Si apre il G20 ma gli occhi sono puntati sul Congresso. Qualche ora fa con 10 voti a favore, 7 contrari e un astenuto la commissione esteri del Senato ha dato il primo via libera alla risoluzione che autorizza l'intervento armato Usa in Siria, come chiesto dal presidente Obama. Il testo sarà all'esame dell'Aula da lunedì 9 settembre, giorno in cui i lavori parlamentari riprenderanno dopo la pausa estiva. L'intesa raggiunta dai leader della commissione Affari esteri prevede tra l'altro un limite di 60 giorni per l'operazione, con la possibilità di una sola proroga di altri 30 giorni previa approvazione da parte del Congresso.

Gli americani la chiamano «un'operazione limitata», come se 90 giorni non fossero sufficienti alla potenza militare americana per riportare la Siria indietro di 50 anni. Intanto alla Camera dei Rappresentanti, che pure tornerà al lavoro il 9 settembre, fioccano le bozze di risoluzione per un intervento. Una è firmata dai democratici Chris Van Hollen e Gerald Connolly e si avvicina abbastanza a quella della commissione esteri del Senato. L'altra risoluzione è del repubblicano Devin Nunes che non autorizza il presidente a un'azione ma gli richiede il sostegno di una coalizione e il rispetto di altre prerogative, soddisfatte le quali potrà presentarsi al Congresso e chiedere l'autorizzazione.

La maggioranza repubblicana alla Camera darà filo da torcere ad Obama, non certo per amore della pace, bensì perché l'intervento militare annunciato dal presidente sarebbe troppo "morbido" nei confronti della Siria. A simboleggiare questo atteggiamento sono i deputati Marco Rubio, Ted Cruz e Rand Paul, tre probabili futuri candidati repubblicani alla Casa Bianca. Con la stessa motivazione ha detto che voterà contro la risoluzione anche il senatore John McCain. Una decisione clamorosa se si tiene conto che McCain è il politico americano che più di ogni altro si è speso per finanziare e armare i ribelli siriani, invocando la guerra a ogni occasione.

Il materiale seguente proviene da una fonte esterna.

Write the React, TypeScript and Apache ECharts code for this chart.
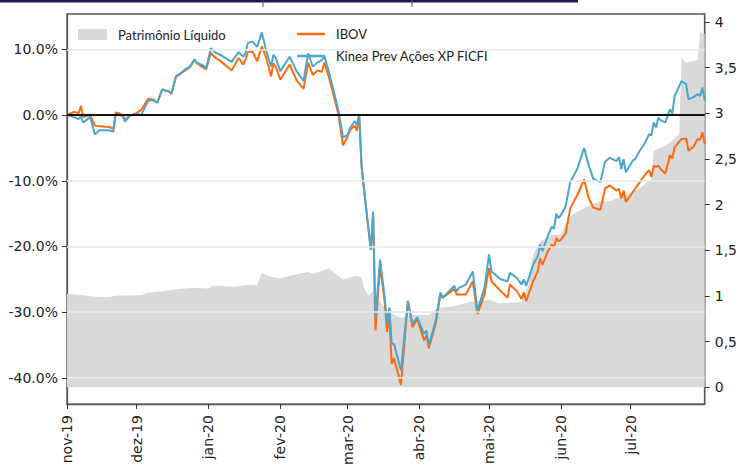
import React, { useEffect, useRef } from "react";
import * as echarts from "echarts";

// ---- data ----
const lineDates = [
  "2019-11-01","2019-11-04","2019-11-06","2019-11-07","2019-11-08","2019-11-11","2019-11-13","2019-11-15","2019-11-19","2019-11-21",
  "2019-11-22","2019-11-24","2019-11-25","2019-11-26","2019-11-28","2019-12-01","2019-12-03","2019-12-06","2019-12-08","2019-12-10",
  "2019-12-12","2019-12-15","2019-12-16","2019-12-18","2019-12-20","2019-12-22","2019-12-24","2019-12-26","2019-12-27","2019-12-30",
  "2019-12-31","2020-01-02","2020-01-04","2020-01-06","2020-01-11","2020-01-14","2020-01-16","2020-01-17","2020-01-18","2020-01-20",
  "2020-01-22","2020-01-24","2020-01-26","2020-01-28","2020-01-29","2020-01-30","2020-02-01","2020-02-05","2020-02-08","2020-02-11",
  "2020-02-13","2020-02-15","2020-02-17","2020-02-19","2020-02-20","2020-02-22","2020-02-26","2020-02-28","2020-03-01","2020-03-02",
  "2020-03-04","2020-03-05","2020-03-06","2020-03-07","2020-03-09","2020-03-11","2020-03-12","2020-03-13","2020-03-15","2020-03-17",
  "2020-03-18","2020-03-19","2020-03-20","2020-03-21","2020-03-24","2020-03-27","2020-03-29","2020-03-31","2020-04-03","2020-04-04",
  "2020-04-05","2020-04-08","2020-04-10","2020-04-11","2020-04-16","2020-04-17","2020-04-18","2020-04-21","2020-04-24","2020-04-26",
  "2020-04-29","2020-05-01","2020-05-02","2020-05-06","2020-05-09","2020-05-10","2020-05-13","2020-05-15","2020-05-16","2020-05-17",
  "2020-05-20","2020-05-22","2020-05-23","2020-05-24","2020-05-26","2020-05-28","2020-05-29","2020-05-30","2020-05-31","2020-06-01",
  "2020-06-03","2020-06-05","2020-06-08","2020-06-11","2020-06-13","2020-06-15","2020-06-18","2020-06-20","2020-06-22","2020-06-25",
  "2020-06-26","2020-06-27","2020-06-28","2020-06-29","2020-07-02","2020-07-03","2020-07-05","2020-07-07","2020-07-09","2020-07-10",
  "2020-07-11","2020-07-12","2020-07-13","2020-07-14","2020-07-16","2020-07-18","2020-07-19","2020-07-20","2020-07-23","2020-07-25",
  "2020-07-26","2020-07-28","2020-07-30","2020-07-31","2020-08-01","2020-08-02"
];

const kinea = [
  0, -0.3, -0.6, -0.2, -1.1, -0.3, -2.9, -2.3, -2.3, -2.5,
  0.1, 0.0, -0.2, -1.0, -0.1, 0.2, 0.0, 2.2, 2.3, 1.9,
  3.9, 3.6, 3.3, 5.9, 6.4, 7.0, 7.4, 8.5, 8.0, 7.5,
  7.1, 10.2, 9.5, 9.2, 8.1, 9.6, 8.9, 9.5, 11.0, 11.2,
  10.4, 12.6, 9.7, 7.4, 9.2, 8.7, 6.7, 8.9, 6.7, 5.2,
  9.4, 7.4, 8.0, 8.4, 9.0, 6.5, 0.8, -3.4, -3.0, -2.0,
  -0.9, -1.5, 0.15, -7.7, -14.2, -20.5, -14.7, -30.8, -22.0, -27.8,
  -31.8, -29.3, -34.8, -34.8, -38.9, -28.3, -31.8, -30.8, -33.3, -32.8,
  -35.1, -31.3, -27.0, -27.8, -26.0, -26.8, -26.3, -25.8, -23.8, -29.8,
  -26.3, -21.2, -23.8, -25.0, -25.3, -24.0, -24.8, -25.8, -25.0, -26.0,
  -22.8, -21.5, -19.7, -20.7, -18.7, -17.0, -17.3, -15.0, -15.7, -15.2,
  -13.9, -10.2, -8.2, -5.0, -7.7, -9.7, -10.2, -7.1, -6.5, -7.0,
  -6.4, -8.2, -6.7, -8.7, -6.9, -6.7, -5.4, -4.4, -2.9, -3.1,
  -1.1, -1.9, -0.4, -0.8, -1.1, 0.9, 0.2, 2.9, 5.2, 4.7,
  2.4, 2.7, 3.2, 2.9, 4.2, 2.2
];

const ibov = [
  0, 0.5, 0.3, 1.4, -0.3, 0.0, -1.6, -1.7, -1.8, -2.1,
  0.4, 0.2, 0.0, -0.7, -0.1, 0.3, 0.8, 2.5, 2.4, 1.9,
  3.9, 3.6, 3.2, 5.9, 6.3, 6.8, 7.3, 8.4, 7.9, 7.2,
  7.0, 9.5, 8.7, 8.3, 6.8, 8.7, 7.7, 8.5, 9.6, 9.7,
  8.2, 10.5, 8.6, 5.9, 7.9, 7.4, 5.4, 7.7, 5.3, 4.0,
  8.0, 6.1, 6.8, 6.6, 8.0, 5.7, 0.2, -4.6, -3.3, -2.3,
  -1.6, -2.4, -0.1, -7.7, -14.2, -20.5, -15.0, -32.8, -23.0, -28.5,
  -33.0, -30.3, -37.9, -37.0, -41.1, -28.3, -32.3, -31.0, -34.3, -33.5,
  -35.5, -31.8, -27.3, -27.8, -26.5, -27.3, -27.3, -27.3, -25.3, -30.3,
  -27.3, -23.3, -25.3, -26.8, -27.8, -25.8, -26.8, -28.0, -27.0, -28.3,
  -25.3, -23.8, -21.8, -22.8, -21.0, -19.7, -20.2, -18.7, -19.2, -19.0,
  -18.0, -14.2, -12.2, -9.8, -12.7, -14.1, -14.4, -11.2, -10.7, -11.5,
  -11.2, -12.7, -11.5, -13.2, -11.7, -11.2, -10.2, -9.2, -8.4, -9.4,
  -7.7, -7.9, -7.7, -8.2, -8.9, -6.1, -6.6, -4.9, -3.6, -3.6,
  -5.4, -4.9, -3.6, -3.8, -2.6, -4.4
];

const plDates = [
  "2019-11-01","2019-11-07","2019-11-13","2019-11-19","2019-11-22","2019-12-03","2019-12-06","2019-12-12","2019-12-19","2019-12-26",
  "2020-01-01","2020-01-03","2020-01-12","2020-01-18","2020-01-22","2020-01-24","2020-01-28","2020-02-01","2020-02-07","2020-02-13",
  "2020-02-15","2020-02-22","2020-02-28","2020-03-05","2020-03-07","2020-03-08","2020-03-10","2020-03-12","2020-03-14","2020-03-19",
  "2020-03-24","2020-03-29","2020-04-05","2020-04-09","2020-04-15","2020-04-23","2020-04-29","2020-05-01","2020-05-04","2020-05-05",
  "2020-05-15","2020-05-18","2020-05-20","2020-05-23","2020-05-28","2020-06-01","2020-06-04","2020-06-08","2020-06-11","2020-06-17",
  "2020-06-22","2020-06-27","2020-07-04","2020-07-10","2020-07-11","2020-07-14","2020-07-18","2020-07-22","2020-07-23","2020-07-25",
  "2020-07-30","2020-07-31","2020-08-02"
];

const pl = [
  1.02, 1.01, 0.99, 0.985, 1.0, 1.01, 1.036, 1.05, 1.076, 1.09,
  1.08, 1.11, 1.1, 1.12, 1.12, 1.25, 1.21, 1.19, 1.23, 1.26,
  1.24, 1.3, 1.18, 1.22, 1.2, 1.09, 1.0, 1.05, 0.96, 0.815,
  0.76, 0.79, 0.79, 0.87, 0.88, 0.935, 0.95, 0.96, 0.93, 0.92,
  0.93, 1.12, 1.45, 1.59, 1.67, 1.67, 1.85, 1.92, 1.96, 2.03,
  2.04, 2.08, 2.16, 2.28, 2.59, 2.62, 2.68, 2.77, 3.61, 3.55,
  3.59, 3.89, 3.87
];

const leftTicks = [-40, -30, -20, -10, 0, 10];
const gridValues = [-40, -30, -20, -10, 10];
const rightTicks = [0, 0.5, 1, 1.5, 2, 2.5, 3, 3.5, 4];
const monthTicks = [
  "2019-11-01","2019-12-01","2020-01-01","2020-02-01","2020-03-01",
  "2020-04-01","2020-05-01","2020-06-01","2020-07-01"
];
const monthNames = ["jan","fev","mar","abr","mai","jun","jul","ago","set","out","nov","dez"];
const xStart = "2019-11-01";
const xEnd = "2020-08-02";

function ts(s: string): number {
  const [y, m, d] = s.split("-").map(Number);
  return new Date(y, m - 1, d).getTime();
}

const tickFont = { fontFamily: "'DejaVu Sans', Verdana, sans-serif", fontSize: 14, color: "#222" };
const legendFont = { fontFamily: "Lato", fontSize: 13, color: "#222" };

export default function App() {
  const ref = useRef<HTMLDivElement>(null);

  useEffect(() => {
    if (!ref.current) return;
    const chart = echarts.init(ref.current, undefined, { renderer: "svg" });
    const xTicks = monthTicks.map(ts);

    chart.setOption({
      animation: false,
      backgroundColor: "#fff",
      grid: {
        left: 67, right: 31, top: 14, bottom: 61,
        show: true, borderColor: "#555", borderWidth: 1.3, backgroundColor: "transparent"
      },
      graphic: [
        { type: "rect", shape: { x: 0, y: 0, width: 578, height: 2.5 }, style: { fill: "#1f1650" } },
        { type: "line", shape: { x1: 263, y1: 0, x2: 263, y2: 7 }, style: { stroke: "#4a4a90", lineWidth: 1 } },
        { type: "line", shape: { x1: 412, y1: 0, x2: 412, y2: 7 }, style: { stroke: "#4a4a90", lineWidth: 1 } }
      ],
      legend: [
        {
          data: ["Patrimônio Líquido"],
          left: 78, top: 28, padding: 0, icon: "rect", itemWidth: 29, itemHeight: 11,
          selectedMode: false, textStyle: { ...legendFont, padding: [0, 0, 0, 6] }
        },
        {
          data: ["IBOV", "Kinea Prev Ações XP FICFI"],
          orient: "vertical", left: 297, top: 26, padding: 0, icon: "rect", itemWidth: 28, itemHeight: 2.5,
          itemGap: 6, selectedMode: false,
          textStyle: { ...legendFont, lineHeight: 16, padding: [0, 0, 0, 6] }
        }
      ],
      xAxis: {
        type: "value",
        min: ts(xStart), max: ts(xEnd),
        axisLine: { show: true, onZero: false, lineStyle: { color: "#555", width: 1.3 } },
        axisTick: { show: true, customValues: xTicks, length: 5, lineStyle: { color: "#333" } },
        axisLabel: {
          customValues: xTicks, rotate: 90, margin: 11, ...tickFont,
          formatter: (v: number) => {
            const d = new Date(v);
            return monthNames[d.getMonth()] + "-" + String(d.getFullYear()).slice(2);
          }
        },
        splitLine: { show: false }
      },
      yAxis: [
        {
          type: "value", position: "left", min: -44, max: 15.4,
          axisLine: { show: true, lineStyle: { color: "#555", width: 1.3 } },
          axisTick: { show: true, customValues: leftTicks, length: 5, lineStyle: { color: "#333" } },
          axisLabel: { customValues: leftTicks, margin: 9, ...tickFont, formatter: (v: number) => v.toFixed(1) + "%" },
          splitLine: { show: false }
        },
        {
          type: "value", position: "right", min: -0.185, max: 4.087,
          axisLine: { show: true, lineStyle: { color: "#555", width: 1.3 } },
          axisTick: { show: true, customValues: rightTicks, length: 5, lineStyle: { color: "#333" } },
          axisLabel: { customValues: rightTicks, margin: 10, ...tickFont, formatter: (v: number) => String(v).replace(".", ",") },
          splitLine: { show: false }
        }
      ],
      series: [
        {
          name: "Patrimônio Líquido", type: "line", yAxisIndex: 1, z: 1,
          color: "#d9d9d9", symbol: "none", silent: true,
          lineStyle: { width: 0 }, areaStyle: { color: "#d9d9d9", opacity: 1 },
          data: plDates.map((d, i) => [ts(d), pl[i]])
        },
        {
          name: "grid", type: "line", yAxisIndex: 0, z: 2, symbol: "none", silent: true,
          lineStyle: { opacity: 0 },
          data: lineDates.map((d, i) => [ts(d), ibov[i]]),
          markLine: {
            silent: true, symbol: ["none", "none"], label: { show: false },
            lineStyle: { color: "#e8e8e8", width: 1.5, type: "solid" },
            data: gridValues.map((v) => ({ yAxis: v }))
          }
        },
        {
          name: "IBOV", type: "line", yAxisIndex: 0, z: 3, color: "#ff6a10",
          symbol: "none", lineStyle: { width: 2, color: "#ff6a10" },
          data: lineDates.map((d, i) => [ts(d), ibov[i]])
        },
        {
          name: "Kinea Prev Ações XP FICFI", type: "line", yAxisIndex: 0, z: 4, color: "#4ba6cb",
          symbol: "none", lineStyle: { width: 2, color: "#4ba6cb" },
          data: lineDates.map((d, i) => [ts(d), kinea[i]]),
          markLine: {
            silent: true, symbol: ["none", "none"], label: { show: false },
            lineStyle: { color: "#111", width: 2, type: "solid" },
            data: [{ yAxis: 0 }]
          }
        }
      ]
    });

    return () => chart.dispose();
  }, []);

  return (
    <div
      ref={ref}
      style={{ position: "fixed", left: 0, top: 0, width: 740, height: 468, background: "#fff" }}
    />
  );
}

Sull'onda delle «aperture» che Putin avrebbe fatto nelle ultime ore, Obama ieri è tornato a dirsi «fiducioso sul fatto che il presidente russo possa cambiare la sua posizione per quel che riguarda il sostegno della Russia al regime di Assad». Putin invece ha rivolto nuove accuse ai politici americani. «Ora stanno discutendo se autorizzare l'uso della forza, è un assoluto insulto al buon senso», ha commentato Putin. Quando al Congresso hanno chiesto al Segretario di Stato John Kerry se in Siria sia presente Al Qaeda, ha ricordato Putin, «lui ha detto no. Mentono sapendo di mentire. È triste». Il presidente russo ha precisato che le prove certe dell'impiego di armi chimiche da parte del regime di Bashar Assad devono essere portare al Palazzo di Vetro. Solo allora si potrà contemplare un'azione con l'autorizzazione dell'Onu. Due giorni fa in un'intervista rilasciata al primo canale russo, Putin si era detto «pronto ad agire in modo più decisivo e serio», ma solo «in presenza di prove evidenti che dimostrino chi ha usato l'arma (chimica) e con quali mezzi».

Prove «inconfutabili dell'uso del gas da parte del regime di Assad (lo scorso 21 agosto) che l'Amministrazione Obama continua a non presentare. Dall'altra parte intanto si punta l'indice contro i ribelli. Immagini diffuse ieri dall'emittente iraniana in lingua araba Al Alam mostrano presunti uomini dell'Esercito libero siriano (la milizia ribelle) che lanciano razzi con una testata cilindrica celeste piena, secondo la tv, di sostanze tossiche.